Interwencje krajowych i europejskich nadzorców mają uszczelnić system ochrony klientów i przywrócić zaufanie do branży, ale w mojej ocenie nowe wymogi regulacyjne to dla firm ubezpieczeniowych tylko szczyt góry lodowej. Głębiej obserwujemy trendy rynkowe wynikające przede wszystkim z technologii i powodowanej nią zmiany zachowań klientów, które powinny zmobilizować sektor do zmian.

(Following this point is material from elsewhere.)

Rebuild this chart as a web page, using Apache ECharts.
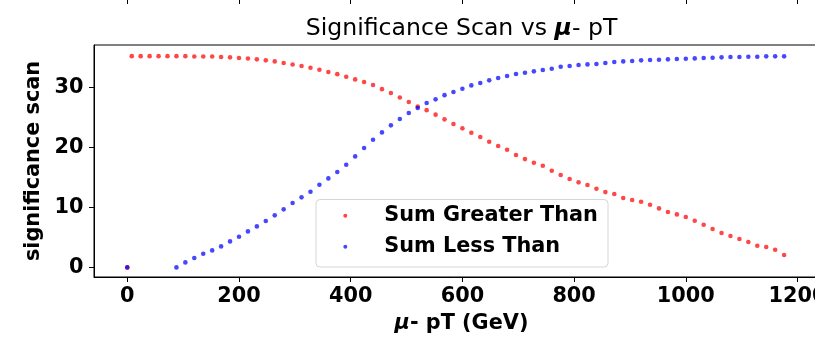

Co dokładnie mam na myśli? Dla większości Polaków smartfony stały się osobistym centrum zarządzania światem, a dostęp do mobilnego internetu jest jedną z najważniejszych potrzeb. W ubiegłym roku BCG zapytało kilkadziesiąt tysięcy Europejczyków, z czego byliby gotowi zrezygnować, aby mieć dostęp do sieci w smartfonie – okazało się, że dostęp do mobilnego internetu jest dla naszych respondentów ważniejszy niż wyjście do restauracji, jedzenie czekolady czy picie kawy. Co druga osoba odpowiedziała, że woli zrezygnować z picia alkoholu, jeśli alternatywą miała być utrata dostępu do internetu. Wyszukiwarki internetowe, firmy handlowe czy media już od kilku lat starają się do tych trendów dostosować.